Пепе Лобо снова пробегает глазами письмо — вчетверо сложенный лист бумаги, сургучная печать, изящный четкий почерк. Три строчки и подпись — Лоренсо Вируэс де Тресако. Письмо доставили полчаса назад двое армейских офицеров, нанявших для этой цели ялик от оконечности мола; не обращая внимания на брызги, летевшие с весел, они чинно и чрезвычайно прямо сидели в своих мундирах и в белых перчатках, с саблями между колен, покуда лодочник выгребал против ветра и просил разрешения пристать. Прибывшие — инженер-лейтенант и капитан Ирландского полка — отказались подняться на борт, передали вахтенному письмо и тотчас отвалили.
— И когда надо ответ дать? — спрашивает помощник.
— Срок — до полудня.
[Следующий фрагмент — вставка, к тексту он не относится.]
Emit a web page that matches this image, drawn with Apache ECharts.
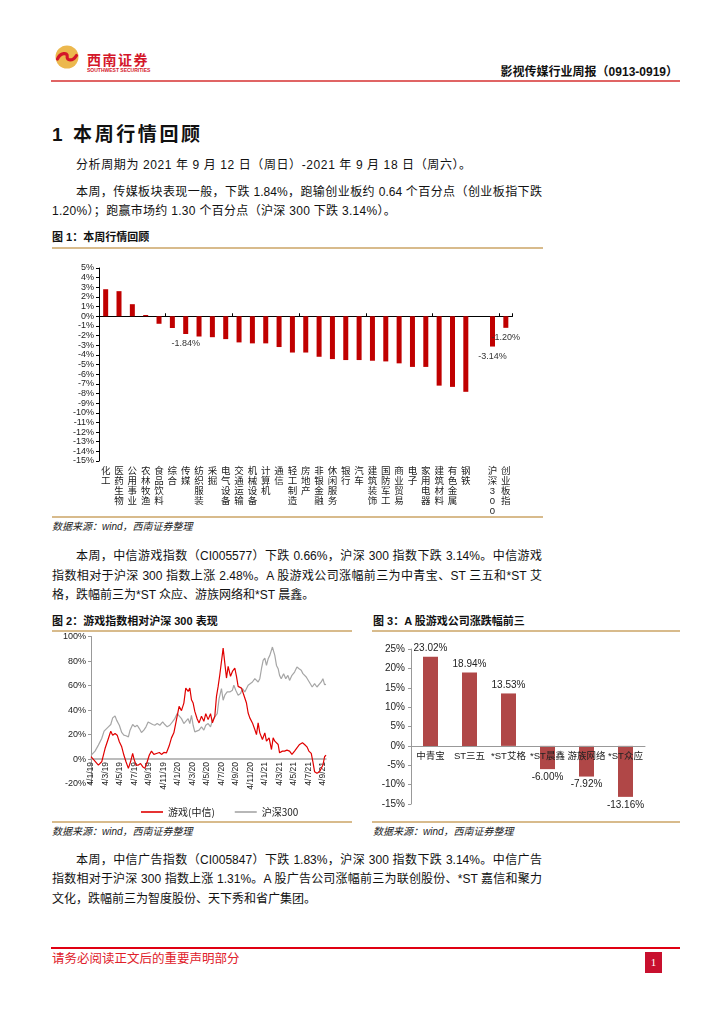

Встреча — завтра с утра пораньше.
Пепе передает письмо Маранье. Тот молча прочитывает его и возвращает.
— В самом деле было что-нибудь серьезное? Мне издали так не показалось.
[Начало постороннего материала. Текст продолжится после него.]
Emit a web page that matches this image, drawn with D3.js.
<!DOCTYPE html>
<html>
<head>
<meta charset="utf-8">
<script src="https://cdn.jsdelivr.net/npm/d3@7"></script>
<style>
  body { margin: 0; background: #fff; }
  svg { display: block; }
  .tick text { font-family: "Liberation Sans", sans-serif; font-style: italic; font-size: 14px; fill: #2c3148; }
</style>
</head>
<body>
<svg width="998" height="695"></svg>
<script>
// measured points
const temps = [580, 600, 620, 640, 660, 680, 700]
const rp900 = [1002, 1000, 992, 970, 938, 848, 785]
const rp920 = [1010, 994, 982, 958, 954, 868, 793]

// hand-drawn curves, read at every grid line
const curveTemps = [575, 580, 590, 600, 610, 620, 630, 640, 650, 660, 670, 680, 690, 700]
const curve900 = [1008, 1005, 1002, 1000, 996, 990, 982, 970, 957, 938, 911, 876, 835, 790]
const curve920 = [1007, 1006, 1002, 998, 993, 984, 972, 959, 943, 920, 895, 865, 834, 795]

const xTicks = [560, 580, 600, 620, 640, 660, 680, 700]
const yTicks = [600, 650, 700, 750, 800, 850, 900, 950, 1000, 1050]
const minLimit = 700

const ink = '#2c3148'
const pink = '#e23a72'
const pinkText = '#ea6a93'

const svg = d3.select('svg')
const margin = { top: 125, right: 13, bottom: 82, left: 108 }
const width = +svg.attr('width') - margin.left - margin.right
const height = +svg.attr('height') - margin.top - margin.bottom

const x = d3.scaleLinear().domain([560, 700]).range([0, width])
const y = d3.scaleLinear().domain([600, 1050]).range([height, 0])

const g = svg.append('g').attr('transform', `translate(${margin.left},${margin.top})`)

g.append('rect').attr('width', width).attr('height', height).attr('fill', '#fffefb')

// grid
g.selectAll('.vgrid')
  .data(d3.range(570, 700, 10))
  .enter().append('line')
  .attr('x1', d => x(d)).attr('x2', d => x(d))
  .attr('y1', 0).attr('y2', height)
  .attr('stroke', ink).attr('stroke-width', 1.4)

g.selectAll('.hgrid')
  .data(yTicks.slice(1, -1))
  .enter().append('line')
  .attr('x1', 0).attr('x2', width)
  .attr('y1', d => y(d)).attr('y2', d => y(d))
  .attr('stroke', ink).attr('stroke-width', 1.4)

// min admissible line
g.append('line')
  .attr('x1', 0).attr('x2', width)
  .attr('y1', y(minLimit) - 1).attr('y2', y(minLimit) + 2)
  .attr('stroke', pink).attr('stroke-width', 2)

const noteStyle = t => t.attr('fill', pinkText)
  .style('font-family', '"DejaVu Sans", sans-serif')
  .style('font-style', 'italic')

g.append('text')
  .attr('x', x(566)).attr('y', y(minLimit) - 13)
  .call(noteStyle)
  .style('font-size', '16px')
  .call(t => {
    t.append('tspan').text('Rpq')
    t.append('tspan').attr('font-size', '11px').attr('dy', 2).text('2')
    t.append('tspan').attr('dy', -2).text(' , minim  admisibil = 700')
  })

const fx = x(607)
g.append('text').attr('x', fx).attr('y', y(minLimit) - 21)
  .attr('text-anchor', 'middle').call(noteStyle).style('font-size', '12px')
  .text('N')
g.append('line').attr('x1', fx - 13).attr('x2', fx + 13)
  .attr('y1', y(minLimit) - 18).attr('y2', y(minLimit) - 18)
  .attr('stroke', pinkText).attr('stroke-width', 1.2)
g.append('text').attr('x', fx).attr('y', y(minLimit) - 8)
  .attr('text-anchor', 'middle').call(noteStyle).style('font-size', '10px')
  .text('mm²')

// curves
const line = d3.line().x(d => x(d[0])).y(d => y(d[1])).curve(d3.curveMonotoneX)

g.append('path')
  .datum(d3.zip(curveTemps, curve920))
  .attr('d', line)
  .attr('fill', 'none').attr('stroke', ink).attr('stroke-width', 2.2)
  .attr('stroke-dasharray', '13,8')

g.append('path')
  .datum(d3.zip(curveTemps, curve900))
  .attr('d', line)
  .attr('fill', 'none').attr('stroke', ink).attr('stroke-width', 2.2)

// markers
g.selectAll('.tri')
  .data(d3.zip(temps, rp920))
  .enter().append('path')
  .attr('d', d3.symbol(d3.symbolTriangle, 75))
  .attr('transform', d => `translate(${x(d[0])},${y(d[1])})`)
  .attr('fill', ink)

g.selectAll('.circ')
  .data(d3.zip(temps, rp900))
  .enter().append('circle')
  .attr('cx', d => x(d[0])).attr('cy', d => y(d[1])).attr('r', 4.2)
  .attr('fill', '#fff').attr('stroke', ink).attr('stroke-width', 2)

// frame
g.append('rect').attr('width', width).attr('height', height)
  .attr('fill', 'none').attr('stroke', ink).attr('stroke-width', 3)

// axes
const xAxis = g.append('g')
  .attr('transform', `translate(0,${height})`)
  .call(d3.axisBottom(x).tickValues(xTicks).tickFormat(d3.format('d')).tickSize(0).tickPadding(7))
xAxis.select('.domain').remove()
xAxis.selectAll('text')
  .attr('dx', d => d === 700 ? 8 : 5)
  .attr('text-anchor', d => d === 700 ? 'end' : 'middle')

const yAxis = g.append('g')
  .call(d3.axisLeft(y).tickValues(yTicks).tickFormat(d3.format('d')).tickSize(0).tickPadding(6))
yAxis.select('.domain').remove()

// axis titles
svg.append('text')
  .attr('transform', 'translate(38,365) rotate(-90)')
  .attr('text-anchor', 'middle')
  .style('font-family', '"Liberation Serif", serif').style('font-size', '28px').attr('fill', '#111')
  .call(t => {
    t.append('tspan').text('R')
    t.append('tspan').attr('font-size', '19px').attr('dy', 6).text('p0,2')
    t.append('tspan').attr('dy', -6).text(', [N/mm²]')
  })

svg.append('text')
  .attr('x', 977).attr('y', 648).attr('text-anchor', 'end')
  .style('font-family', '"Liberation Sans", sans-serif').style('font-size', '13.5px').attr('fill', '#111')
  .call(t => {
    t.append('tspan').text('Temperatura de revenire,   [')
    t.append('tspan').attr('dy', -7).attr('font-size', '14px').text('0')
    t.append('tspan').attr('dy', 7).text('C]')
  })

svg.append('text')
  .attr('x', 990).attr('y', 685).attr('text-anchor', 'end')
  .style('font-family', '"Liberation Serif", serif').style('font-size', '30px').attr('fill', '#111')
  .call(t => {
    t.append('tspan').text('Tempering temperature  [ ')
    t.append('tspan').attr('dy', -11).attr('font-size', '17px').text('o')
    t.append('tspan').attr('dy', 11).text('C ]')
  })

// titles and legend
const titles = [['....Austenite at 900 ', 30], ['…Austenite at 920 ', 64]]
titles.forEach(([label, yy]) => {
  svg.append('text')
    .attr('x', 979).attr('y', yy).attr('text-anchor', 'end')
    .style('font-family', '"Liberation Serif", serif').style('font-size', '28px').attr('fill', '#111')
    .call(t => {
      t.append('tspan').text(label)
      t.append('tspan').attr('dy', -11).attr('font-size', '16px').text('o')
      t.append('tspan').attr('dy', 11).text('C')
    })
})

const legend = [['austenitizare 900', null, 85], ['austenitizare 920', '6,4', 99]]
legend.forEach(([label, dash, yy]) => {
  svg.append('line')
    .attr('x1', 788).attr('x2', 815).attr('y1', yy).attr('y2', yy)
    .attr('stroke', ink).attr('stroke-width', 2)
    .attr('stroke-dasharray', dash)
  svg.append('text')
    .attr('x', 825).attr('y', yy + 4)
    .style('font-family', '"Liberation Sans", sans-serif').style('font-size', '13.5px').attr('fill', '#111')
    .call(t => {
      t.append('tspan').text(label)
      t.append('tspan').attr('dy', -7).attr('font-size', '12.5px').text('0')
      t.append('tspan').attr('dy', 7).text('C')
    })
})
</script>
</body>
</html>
— Я назвал его трусом, — всем своим видом изображая покорность судьбе, отвечает Пепе Лобо. — Прилюдно. Публично.
Маранья улыбается. Еле-еле. Чуть заметно. Так, словно слюна у него во рту обратилась в лед.
— Что ж, — говорит он. — Это его дело, ему и разбираться. Ты — не обязан.
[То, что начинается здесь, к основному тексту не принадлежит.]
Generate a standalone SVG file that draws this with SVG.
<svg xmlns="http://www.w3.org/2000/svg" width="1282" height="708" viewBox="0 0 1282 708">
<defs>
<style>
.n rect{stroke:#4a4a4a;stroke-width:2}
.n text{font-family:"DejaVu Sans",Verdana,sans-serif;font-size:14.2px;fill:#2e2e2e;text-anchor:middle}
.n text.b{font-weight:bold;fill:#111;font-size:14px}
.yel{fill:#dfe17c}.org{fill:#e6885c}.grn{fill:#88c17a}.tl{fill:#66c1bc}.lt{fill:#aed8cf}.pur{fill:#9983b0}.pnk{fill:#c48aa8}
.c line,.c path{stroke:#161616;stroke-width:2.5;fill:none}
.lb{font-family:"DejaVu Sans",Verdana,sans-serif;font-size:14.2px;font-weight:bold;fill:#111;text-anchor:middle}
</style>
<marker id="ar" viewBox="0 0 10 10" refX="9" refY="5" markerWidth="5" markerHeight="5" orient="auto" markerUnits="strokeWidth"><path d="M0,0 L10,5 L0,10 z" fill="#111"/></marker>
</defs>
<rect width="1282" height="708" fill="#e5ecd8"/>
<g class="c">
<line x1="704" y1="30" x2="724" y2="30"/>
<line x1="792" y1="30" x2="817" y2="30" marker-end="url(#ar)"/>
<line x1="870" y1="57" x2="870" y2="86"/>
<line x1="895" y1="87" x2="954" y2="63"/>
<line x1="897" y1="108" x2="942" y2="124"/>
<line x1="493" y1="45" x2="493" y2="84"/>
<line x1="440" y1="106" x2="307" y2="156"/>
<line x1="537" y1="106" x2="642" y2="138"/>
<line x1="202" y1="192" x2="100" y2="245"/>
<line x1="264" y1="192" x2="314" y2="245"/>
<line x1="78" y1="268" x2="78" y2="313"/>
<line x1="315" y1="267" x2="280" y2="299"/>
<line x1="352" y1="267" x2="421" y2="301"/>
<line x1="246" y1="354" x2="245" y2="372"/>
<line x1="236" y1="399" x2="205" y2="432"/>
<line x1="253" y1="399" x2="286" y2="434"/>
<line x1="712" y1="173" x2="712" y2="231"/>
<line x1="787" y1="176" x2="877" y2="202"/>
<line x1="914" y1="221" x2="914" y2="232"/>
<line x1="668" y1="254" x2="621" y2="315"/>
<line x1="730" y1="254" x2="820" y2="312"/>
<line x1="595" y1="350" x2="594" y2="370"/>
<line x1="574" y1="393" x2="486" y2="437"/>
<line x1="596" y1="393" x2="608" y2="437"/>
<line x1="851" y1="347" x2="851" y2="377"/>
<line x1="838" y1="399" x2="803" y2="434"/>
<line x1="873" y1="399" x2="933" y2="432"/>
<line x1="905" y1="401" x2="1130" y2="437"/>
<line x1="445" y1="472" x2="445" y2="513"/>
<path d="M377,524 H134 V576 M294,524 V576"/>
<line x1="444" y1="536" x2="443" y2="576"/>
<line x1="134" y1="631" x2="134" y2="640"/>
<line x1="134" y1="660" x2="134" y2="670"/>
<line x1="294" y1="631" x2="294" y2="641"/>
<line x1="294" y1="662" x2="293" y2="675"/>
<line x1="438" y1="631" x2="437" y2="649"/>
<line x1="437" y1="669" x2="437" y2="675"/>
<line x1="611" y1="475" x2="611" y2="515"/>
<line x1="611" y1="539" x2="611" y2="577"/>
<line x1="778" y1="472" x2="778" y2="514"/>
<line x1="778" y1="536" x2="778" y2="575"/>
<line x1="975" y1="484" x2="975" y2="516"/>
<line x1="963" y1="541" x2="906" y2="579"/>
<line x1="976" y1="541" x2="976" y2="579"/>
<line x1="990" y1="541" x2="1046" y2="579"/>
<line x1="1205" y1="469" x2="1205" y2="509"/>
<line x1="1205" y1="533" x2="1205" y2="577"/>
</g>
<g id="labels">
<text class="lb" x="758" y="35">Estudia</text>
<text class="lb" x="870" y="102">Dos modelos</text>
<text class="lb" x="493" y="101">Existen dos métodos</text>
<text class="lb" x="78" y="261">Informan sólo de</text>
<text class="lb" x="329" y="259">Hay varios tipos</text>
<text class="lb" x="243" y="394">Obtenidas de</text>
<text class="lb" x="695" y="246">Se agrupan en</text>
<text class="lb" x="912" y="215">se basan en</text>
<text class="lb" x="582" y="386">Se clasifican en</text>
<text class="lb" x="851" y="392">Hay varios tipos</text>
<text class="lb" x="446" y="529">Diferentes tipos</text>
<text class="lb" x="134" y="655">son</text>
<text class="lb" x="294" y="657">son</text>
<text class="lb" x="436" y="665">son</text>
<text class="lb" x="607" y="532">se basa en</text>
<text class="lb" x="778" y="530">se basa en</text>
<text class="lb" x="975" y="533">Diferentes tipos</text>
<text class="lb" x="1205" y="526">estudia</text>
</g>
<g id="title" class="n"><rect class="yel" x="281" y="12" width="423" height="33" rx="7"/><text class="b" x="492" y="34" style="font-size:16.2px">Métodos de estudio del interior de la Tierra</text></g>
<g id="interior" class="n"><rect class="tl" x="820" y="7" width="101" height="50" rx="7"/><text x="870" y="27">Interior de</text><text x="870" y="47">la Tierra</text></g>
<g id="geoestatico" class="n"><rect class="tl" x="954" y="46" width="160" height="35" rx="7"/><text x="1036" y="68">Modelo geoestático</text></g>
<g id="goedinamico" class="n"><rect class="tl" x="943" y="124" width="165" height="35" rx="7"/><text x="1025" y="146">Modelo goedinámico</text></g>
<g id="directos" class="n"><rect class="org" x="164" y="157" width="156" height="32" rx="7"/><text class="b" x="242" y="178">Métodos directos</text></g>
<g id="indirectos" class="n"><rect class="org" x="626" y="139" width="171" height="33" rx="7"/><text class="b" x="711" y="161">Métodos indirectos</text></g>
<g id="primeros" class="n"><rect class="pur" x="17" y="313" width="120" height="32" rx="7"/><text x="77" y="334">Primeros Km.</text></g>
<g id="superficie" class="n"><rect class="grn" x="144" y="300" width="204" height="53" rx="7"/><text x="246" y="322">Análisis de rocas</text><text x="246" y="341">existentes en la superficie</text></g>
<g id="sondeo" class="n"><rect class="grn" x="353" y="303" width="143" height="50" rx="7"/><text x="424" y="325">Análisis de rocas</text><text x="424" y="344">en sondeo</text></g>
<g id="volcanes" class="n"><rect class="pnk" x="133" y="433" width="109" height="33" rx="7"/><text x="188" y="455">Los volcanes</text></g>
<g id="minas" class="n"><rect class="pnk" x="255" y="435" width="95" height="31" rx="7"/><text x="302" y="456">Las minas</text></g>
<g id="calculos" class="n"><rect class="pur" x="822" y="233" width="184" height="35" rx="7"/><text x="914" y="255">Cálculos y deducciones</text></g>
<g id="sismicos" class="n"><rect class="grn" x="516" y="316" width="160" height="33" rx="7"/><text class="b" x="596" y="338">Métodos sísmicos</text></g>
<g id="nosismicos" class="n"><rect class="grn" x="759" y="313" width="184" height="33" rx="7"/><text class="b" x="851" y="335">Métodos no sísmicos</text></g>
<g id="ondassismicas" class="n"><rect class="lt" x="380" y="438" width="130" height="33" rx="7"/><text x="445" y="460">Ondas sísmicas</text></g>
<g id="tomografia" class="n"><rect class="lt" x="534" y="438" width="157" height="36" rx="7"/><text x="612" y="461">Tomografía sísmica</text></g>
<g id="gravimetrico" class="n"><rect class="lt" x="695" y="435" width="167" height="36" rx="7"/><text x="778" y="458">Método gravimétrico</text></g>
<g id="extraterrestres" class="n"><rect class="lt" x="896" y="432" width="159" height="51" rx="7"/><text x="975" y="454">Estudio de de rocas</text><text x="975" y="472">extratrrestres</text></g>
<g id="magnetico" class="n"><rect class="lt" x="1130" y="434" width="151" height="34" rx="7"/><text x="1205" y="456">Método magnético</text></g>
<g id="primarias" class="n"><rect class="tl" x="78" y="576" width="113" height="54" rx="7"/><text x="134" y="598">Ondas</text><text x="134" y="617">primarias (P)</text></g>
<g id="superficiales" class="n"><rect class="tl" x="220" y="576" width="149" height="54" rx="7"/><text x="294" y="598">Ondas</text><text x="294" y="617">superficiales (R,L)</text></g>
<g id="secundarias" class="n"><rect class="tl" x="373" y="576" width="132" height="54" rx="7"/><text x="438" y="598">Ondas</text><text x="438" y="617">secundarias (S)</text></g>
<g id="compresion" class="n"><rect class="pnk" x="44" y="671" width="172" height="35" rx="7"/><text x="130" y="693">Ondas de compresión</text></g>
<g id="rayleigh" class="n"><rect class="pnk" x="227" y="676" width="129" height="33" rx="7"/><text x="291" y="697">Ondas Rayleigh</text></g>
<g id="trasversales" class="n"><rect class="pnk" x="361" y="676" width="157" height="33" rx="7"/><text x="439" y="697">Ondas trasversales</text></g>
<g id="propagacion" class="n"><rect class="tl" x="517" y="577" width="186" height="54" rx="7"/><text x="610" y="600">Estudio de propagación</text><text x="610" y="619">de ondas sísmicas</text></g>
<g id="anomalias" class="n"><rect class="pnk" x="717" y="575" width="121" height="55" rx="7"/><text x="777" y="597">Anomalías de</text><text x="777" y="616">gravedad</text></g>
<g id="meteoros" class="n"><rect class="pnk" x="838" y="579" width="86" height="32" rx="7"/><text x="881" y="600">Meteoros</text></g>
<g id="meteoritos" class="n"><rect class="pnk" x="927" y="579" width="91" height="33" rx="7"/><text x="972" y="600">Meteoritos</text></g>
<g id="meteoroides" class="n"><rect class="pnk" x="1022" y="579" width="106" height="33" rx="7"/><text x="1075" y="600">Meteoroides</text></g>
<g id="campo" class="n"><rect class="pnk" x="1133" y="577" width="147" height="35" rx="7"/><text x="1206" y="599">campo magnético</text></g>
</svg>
Оба моряка, молча и неподвижно стоя под вантами, в которых воет ветер, созерцают пирс и город. Вокруг «Кулебры» мелькают разнообразные паруса — лодки и баркасы снуют в барашках волн среди крупных торговых судов, меж тем, как в отдалении, на рейде — чтобы отвечать на огонь французской артиллерии — покачиваются на якорях английские и испанские корветы и фрегаты, собравшиеся вокруг двух 74-пушечных британских кораблей — нижние паруса на них убраны, марселя спущены.
— Не ко времени все это… — вдруг произносит Маранья. — Наконец-то уходим в поход… столько времени убили впустую… Люди зависят от тебя.
Полуобернувшись, он кивает в сторону палубы. Там боцман Брасеро и остальные смолят стоячий такелаж, промазывают пазы, драят палубу щетками, лощат пемзой. Пепе Лобо рассматривает загорелые, мокрые от пота лица своих матросов, очень похожие на те, которые виднеются порой в решетчатых окнах Королевской тюрьмы, откуда, по правде сказать, кое-кто и пришел на судно. По татуировкам и прочим безобманным приметам тотчас узнаешь морских бродяг. За последние двое суток в экипаже «Кулебры» недосчитались двоих — одного вчера пырнули ножом в драке, случившейся на улице Сопранис, второго уложила на госпитальную койку французская болезнь.
— Не рви мне душу… На жалость бьешь? Хочешь, чтобы я расчувствовался?
Маранья смеется, позабавленный таким предположением, но тотчас приступ влажного, раздирающего кашля обрывает смех. Перегнувшись через борт, сплевывает в море.